Asia accounts for almost two-thirds of global fish consumption and annual per-capita consumption of 21.4 kg in 2011 – a level similar to the 22.0 kg/person level in Europe. Africa, Latin America and countries in the Near East had the lowest yearly per-capita consumption: 10.4, 9.9 and 9.3 kg, respectively, in 2011.

World population growth – and more importantly urbanization and increasing living standards and income – are key drivers in the ongoing increases in seafood demand and fisheries development. Demand has been rising in both the developed and developing world at more than 2.5 percent yearly since 1950, and as wealth increases in highly populated countries such as China and India, demand is likely to continue its rise.

Perspectives

Of the key messages and recommendations presented in the Global Nutrition Report 2014, clearly front and center is that improvements in nutrition status contribute to many of the proposed Sustainable Development Goals (SDGs) that will form the primary global accountability mechanism for the next 15 years. Nutrition should be a prominent focus of the SDG framework, but currently only 1 of 169 SDG targets is explicitly related to nutrition.

Interestingly, the report states clearly that single-issue malnutrition is on the wane, and the days of separating under-nutrition from overweight and obesity are numbered, if not over. Countries are increasingly facing complex combinations of malnutrition and need to put more resources to resolving the issues.

As an example, it highlights that of 122 countries with data on stunting among children under 5, anemia in women of reproductive age and obesity in adults, fewer than 20 experience only one type of malnutrition. Importantly, the complexity should not be an excuse for inaction, but an urgent call for more effort to strategize, prioritize and sequence actions.
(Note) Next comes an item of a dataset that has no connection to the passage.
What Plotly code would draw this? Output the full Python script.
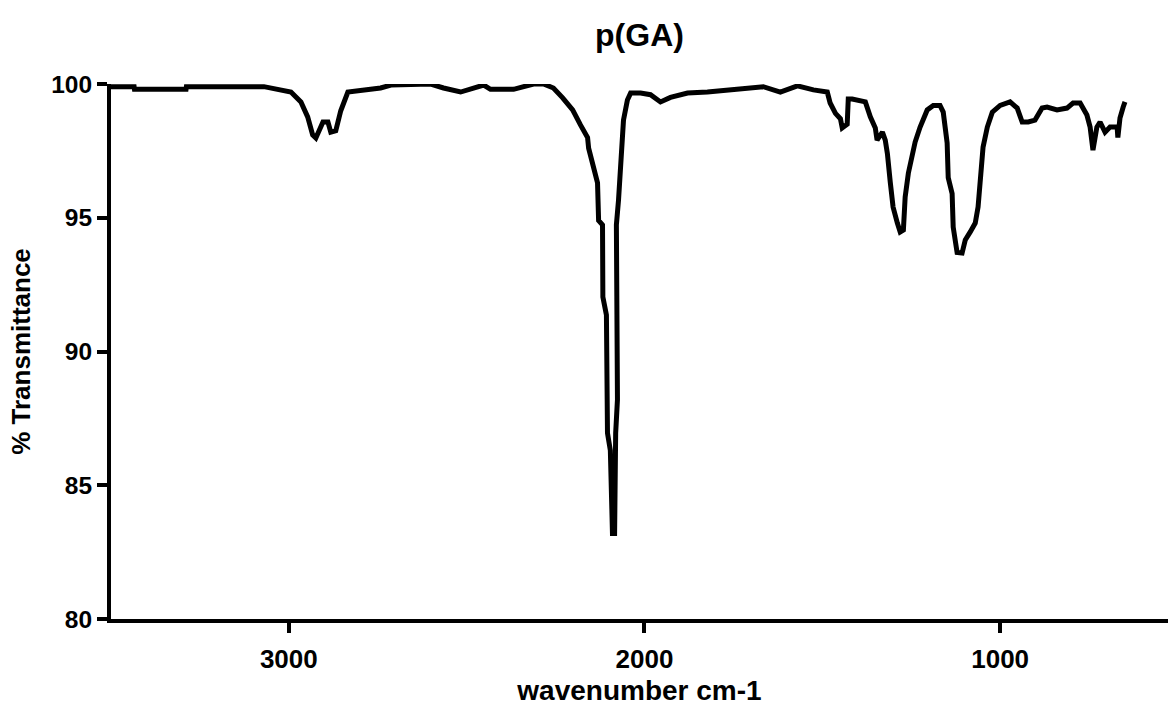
import plotly.graph_objects as go

wavenumber = [3500, 3435, 3434, 3289, 3288, 3070, 2994, 2966, 2947, 2933, 2924, 2904, 2890, 2882,
              2868, 2854, 2834, 2778, 2742, 2713, 2705, 2649, 2601, 2565, 2517, 2452, 2433, 2368,
              2312, 2284, 2256, 2230, 2202, 2180, 2160, 2157, 2143, 2132, 2129, 2118, 2117, 2107,
              2104, 2096, 2090, 2084, 2081, 2076, 2079, 2073, 2059, 2048, 2039, 2011, 1983, 1955,
              1927, 1879, 1823, 1758, 1666, 1618, 1570, 1525, 1486, 1478, 1463, 1449, 1444, 1430,
              1427, 1416, 1379, 1365, 1351, 1346, 1331, 1323, 1317, 1309, 1301, 1289, 1281, 1272,
              1267, 1258, 1247, 1239, 1225, 1205, 1188, 1169, 1160, 1149, 1146, 1135, 1132, 1121,
              1107, 1098, 1084, 1070, 1062, 1056, 1048, 1036, 1022, 1000, 972, 952, 938, 921, 902,
              882, 868, 840, 812, 795, 775, 756, 747, 739, 728, 719, 705, 691, 671, 669, 663, 654, 649]
transmittance = [99.9, 99.9, 99.8, 99.8, 99.9, 99.9, 99.7, 99.33, 98.77, 98.1, 97.98, 98.58, 98.58, 98.2,
                 98.25, 99.0, 99.7, 99.78, 99.85, 99.96, 99.96, 100.0, 100.0, 99.85, 99.7, 99.96, 99.8, 99.8,
                 100.0, 100.0, 99.85, 99.48, 99.03, 98.47, 98.0, 97.6, 96.9, 96.3, 94.9, 94.73, 92.04, 91.36,
                 86.95, 86.3, 83.2, 83.2, 86.95, 88.2, 94.73, 95.66, 98.65, 99.4, 99.66, 99.66, 99.6, 99.33,
                 99.5, 99.66, 99.7, 99.78, 99.9, 99.7, 99.93, 99.78, 99.7, 99.29, 98.9, 98.7, 98.36, 98.5,
                 99.44, 99.44, 99.33, 98.77, 98.36, 97.9, 98.2, 97.9, 97.4, 96.34, 95.4, 94.8, 94.47, 94.54,
                 95.78, 96.67, 97.27, 97.83, 98.39, 99.03, 99.2, 99.2, 98.95, 97.8, 96.5, 95.9, 94.65, 93.7,
                 93.68, 94.17, 94.47, 94.8, 95.4, 96.5, 97.64, 98.39, 98.95, 99.2, 99.33, 99.1, 98.58, 98.58, 98.65,
                 99.1, 99.14, 99.03, 99.1, 99.29, 99.29, 98.84, 98.39, 97.53, 98.39, 98.58, 98.2, 98.39, 98.39, 98.0,
                 98.73, 99.14, 99.33]

x_ticks = [3000, 2000, 1000]
y_ticks = [80, 85, 90, 95, 100]

FONT = "Arial, Liberation Sans, sans-serif"

fig = go.Figure()
fig.add_trace(go.Scatter(x=wavenumber, y=transmittance, mode="lines",
                         line=dict(color="black", width=5), showlegend=False))

fig.update_layout(
    width=1168, height=706,
    margin=dict(l=111, r=0, t=84, b=87),
    plot_bgcolor="white", paper_bgcolor="white",
    font=dict(family=FONT, color="black"),
    title=dict(text="<b>p(GA)</b>", x=0.5, xref="paper", xanchor="center", y=1-35/706, yanchor="middle",
               font=dict(size=32, family=FONT, color="black")),
    xaxis=dict(range=[3500, 528], tickvals=x_ticks, ticktext=[f"<b>{v}</b>" for v in x_ticks],
               ticks="outside", ticklen=10, tickwidth=4, tickcolor="black",
               showline=True, linewidth=4, linecolor="black", showgrid=False, zeroline=False,
               ticklabelstandoff=4,
               tickfont=dict(size=26, family=FONT, color="black"),
               title=dict(text="<b>wavenumber cm-1</b>", font=dict(size=28, family=FONT, color="black"), standoff=12)),
    yaxis=dict(range=[80, 100], tickvals=y_ticks, ticktext=[f"<b>{v}</b>" for v in y_ticks],
               ticks="outside", ticklen=10, tickwidth=4, tickcolor="black",
               showline=True, linewidth=4, linecolor="black", showgrid=False, zeroline=False,
               tickfont=dict(size=24.5, family=FONT, color="black"),
               title=dict(text="<b>% Transmittance</b>", font=dict(size=26, family=FONT, color="black"), standoff=14)),
)

fig.write_html("out.html")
“Complexity must focus action, not stifle it” is a strong message to all nutrition actors regarding the need to be more aware of the nutritional, financial and political risks of addressing each burden in isolation. Given these multiple burdens, as well as the trend toward decentralization of nutrition programming by governments, it is more important than ever to produce subnational and other disaggregated analyses of nutrition outcomes.

Can our industry come together and be a catalyst for change in this important area?